The family boarded the Express at eight in the evening and slept all night; to be ready for the next morning, Jessie White slept fully dressed. Elwyn was dazzled by this first big journey. He loved the luxurious green walls of the Pullman car and the shiny ladders to the upper berths and the clever way a sort of hammock was strung nearby to hold his clothes. He couldn’t stop playing with the controls of the three-speed electric fan and thought the loud and gloriously shiny toilet worthy of a caliph. And he was impressed when a porter clamped a pillow between his teeth so that he could tug a white pillowcase up around it.

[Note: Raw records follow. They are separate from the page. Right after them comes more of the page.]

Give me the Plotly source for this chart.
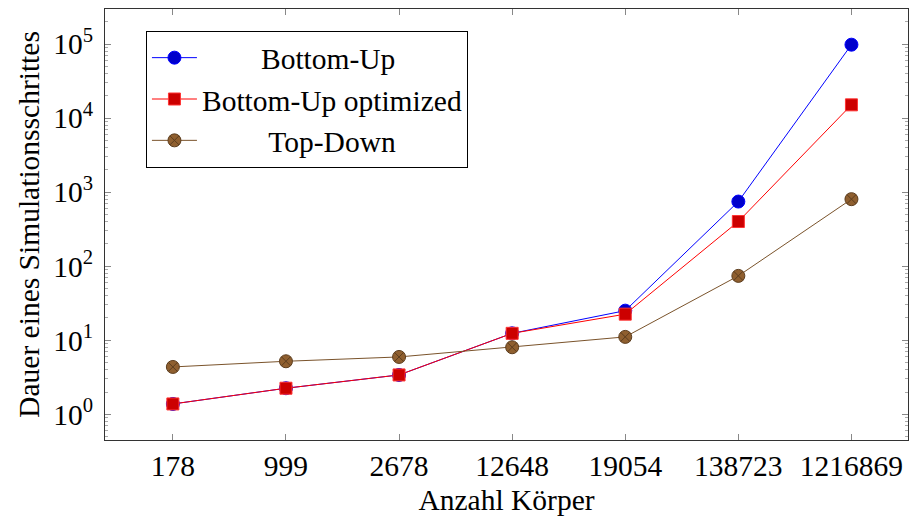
import plotly.graph_objects as go

categories = ["178", "999", "2678", "12648", "19054", "138723", "1216869"]
bottom_up = [1.38, 2.25, 3.4, 12.4, 25.1, 746, 98000]
bottom_up_opt = [1.38, 2.25, 3.4, 12.4, 22.5, 401, 15100]
top_down = [4.36, 5.2, 5.95, 8.04, 11.1, 74, 804]
series_names = ["Bottom-Up", "Bottom-Up optimized", "Top-Down"]

ytick_vals = [1, 10, 100, 1000, 10000, 100000]
ytick_text = ["10<sup>0</sup>", "10<sup>1</sup>", "10<sup>2</sup>",
              "10<sup>3</sup>", "10<sup>4</sup>", "10<sup>5</sup>"]

FONT = "Liberation Serif"
FS = 29.5
NB = "\u00a0"
# leading padding so the legend labels appear centred as in the reference
pads = [8, 0, 9]

fig = go.Figure()
fig.add_trace(go.Scatter(
    x=categories, y=bottom_up, name=NB * pads[0] + series_names[0], mode="lines+markers",
    line=dict(color="#0000ff", width=1),
    marker=dict(symbol="circle", size=13, color="#0000cc",
                line=dict(color="#0000ff", width=1))))
fig.add_trace(go.Scatter(
    x=categories, y=bottom_up_opt, name=NB * pads[1] + series_names[1], mode="lines+markers",
    line=dict(color="#ff0000", width=1),
    marker=dict(symbol="square", size=12, color="#cc0000",
                line=dict(color="#ff3333", width=1))))
fig.add_trace(go.Scatter(
    x=categories, y=top_down, name=NB * pads[2] + series_names[2], mode="lines+markers",
    line=dict(color="#7a532b", width=1),
    marker=dict(symbol="circle-x", size=13, color="#8f5f2f",
                line=dict(color="#5c3d1e", width=1))))

fig.update_layout(
    width=911, height=516,
    margin=dict(l=105, r=3, t=9, b=76),
    paper_bgcolor="white", plot_bgcolor="white",
    font=dict(family=FONT, size=FS, color="black"),
    showlegend=True,
    legend=dict(x=0.051, y=0.949, xanchor="left", yanchor="top",
                bordercolor="black", borderwidth=1, bgcolor="white",
                font=dict(family=FONT, size=FS), itemwidth=45,
                tracegroupgap=0),
    xaxis=dict(type="category", range=[-0.6, 6.5],
               showline=True, linecolor="#333", linewidth=1, mirror="ticks",
               ticks="inside", ticklen=6, tickcolor="#888",
               showgrid=False, zeroline=False,
               title=dict(text="Anzahl Körper", standoff=10,
                          font=dict(family=FONT, size=FS))),
    yaxis=dict(type="log", range=[-0.347, 5.473],
               tickvals=ytick_vals, ticktext=ytick_text,
               ticklabelstandoff=5,
               showline=True, linecolor="#333", linewidth=1, mirror="ticks",
               ticks="inside", ticklen=6, tickcolor="#888",
               minor=dict(ticks="inside", ticklen=3, tickcolor="#aaa", dtick="D1",
                          showgrid=False),
               showgrid=False, zeroline=False,
               title=dict(text="Dauer eines Simulationsschrittes", standoff=4,
                          font=dict(family=FONT, size=FS))),
)

fig.write_html("out.html")
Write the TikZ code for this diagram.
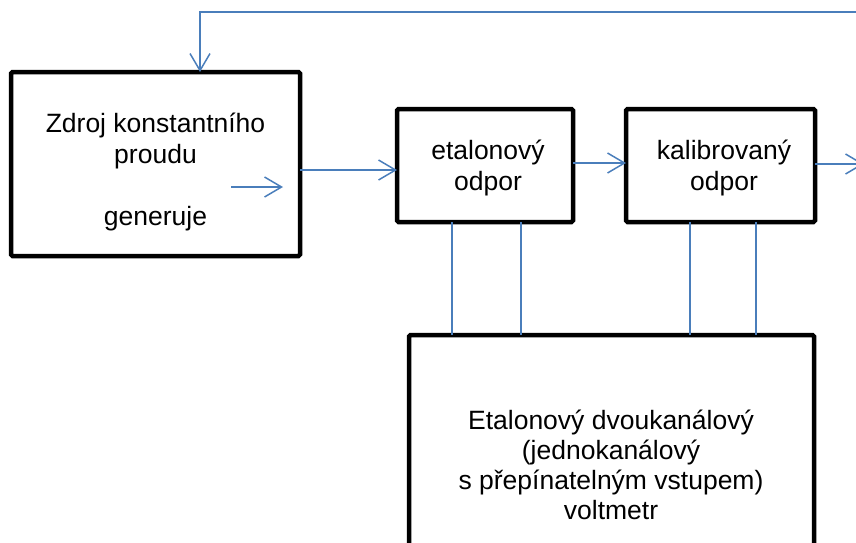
\documentclass[tikz,border=0pt]{standalone}
\usepackage{fontspec}
\setmainfont{Liberation Sans}
\usetikzlibrary{arrows.meta}
\definecolor{wireblue}{RGB}{74,126,187}
\tikzset{
  blockbox/.style={draw=black, line width=4.5pt, rounded corners=1.5pt, fill=white, inner sep=0pt, outer sep=0pt},
  wire/.style={draw=wireblue, line width=1.5pt},
  arrowtip/.style={-{Straight Barb[length=17pt,width=20pt]}},
  label/.style={font=\fontsize{26.5}{30}\selectfont, align=center, inner sep=0pt, anchor=base}
}
\begin{document}
\begin{tikzpicture}[x=1pt,y=-1pt]
\useasboundingbox (0,0) rectangle (856,542);
\clip (0,0) rectangle (856,542);

% blocks
\node[blockbox, minimum width=289pt, minimum height=184pt] (box1) at (155.5,164) {};
\node[blockbox, minimum width=176pt, minimum height=113pt] (box2) at (485,165.5) {};
\node[blockbox, minimum width=189pt, minimum height=113pt] (box3) at (720.5,165.5) {};
\node[blockbox, minimum width=405pt, minimum height=270pt] (box4) at (611.5,470) {};

% texts (base anchor = baseline of the last line)
\node[label, font=\fontsize{26.5}{31}\selectfont] (t1) at (155.5,225) {Zdroj konstantního\\proudu\\[31pt]generuje};
\node[label, font=\fontsize{26.5}{31}\selectfont] (t2) at (488,190) {etalonový\\odpor};
\node[label, font=\fontsize{26.5}{31}\selectfont] (t3) at (724,190) {kalibrovaný\\odpor};
\node[label] (t4) at (611,519) {Etalonový dvoukanálový\\(jednokanálový\\s přepínatelným vstupem)\\voltmetr};

% coordinates
\coordinate (fbR) at (870,12);
\coordinate (fbL) at (200,12);
\coordinate (gA) at (231,187);
\coordinate (gB) at (283,187);
\coordinate (out) at (864,164);

% connectors
\draw[wire, arrowtip] (fbR) -- (fbL) -- (fbL |- box1.north);
\draw[wire, arrowtip] (box1.east |- 0,170) -- (box2.west |- 0,170);
\draw[wire, arrowtip] (gA) -- (gB);
\draw[wire, arrowtip] (box2.east |- 0,163) -- (box3.west |- 0,163);
\draw[wire, arrowtip] (box3.east |- 0,164) -- (out);

\draw[wire] (box2.south -| 452,0) -- (box4.north -| 452,0);
\draw[wire] (box2.south -| 521,0) -- (box4.north -| 521,0);
\draw[wire] (box3.south -| 690,0) -- (box4.north -| 690,0);
\draw[wire] (box3.south -| 756,0) -- (box4.north -| 756,0);
\end{tikzpicture}
\end{document}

They arrived in Belgrade midmorning the next day, trading the din of the New York station for birdsong and fresh pine-scented woodland. To carry the trunks to camp, a smiling farmer met them at the train station in a horse-drawn buckboard with redolent hay in the back. Samuel seemed to Elwyn calmly authoritative during the commotion about the many heavy trunks. The fresh country air helped keep the mood high during the jostling, buttock-numbing ten-mile ride to the camp.
Soon they caught their first glimpse, through light-trunked birch and dark-boughed spruce, of the beautiful Messalonskee Lake. Their lakeside cabin was only a few steps from the boulders that mediated between land and water. From the first approach along the sandy path between tree roots, under angular pines and softer-looking deciduous trees, the cabin promised freedom from the usual routine back home in swept and white-painted Mount Vernon. Its porch was rakishly supported by stacked stones at each corner; its posts still wore their bark like living trees; and its three plank steps lacked risers, so Elwyn could see through them to the darkness underneath—a region, he soon discovered, visited by skunks and raccoons during the night. A wooden sign above the door prophetically identified the cabin as HAPPY DAYS. Albert and Stanley, seventeen and fourteen, on the first trip, had to themselves a separate small cabin nicknamed within the family “Alstan.” Behind the cabin a path led to a wooden outhouse, where a can of chloride of lime was kept near the seat-hole to sprinkle in afterward for reducing the stench. Rustic sapling furniture sat on the porch, but Samuel would sometimes carry a more finished—and thus disappointingly ordinary—rocking chair outside, where he sat in the shade and read, making the porch creak softly as he rocked.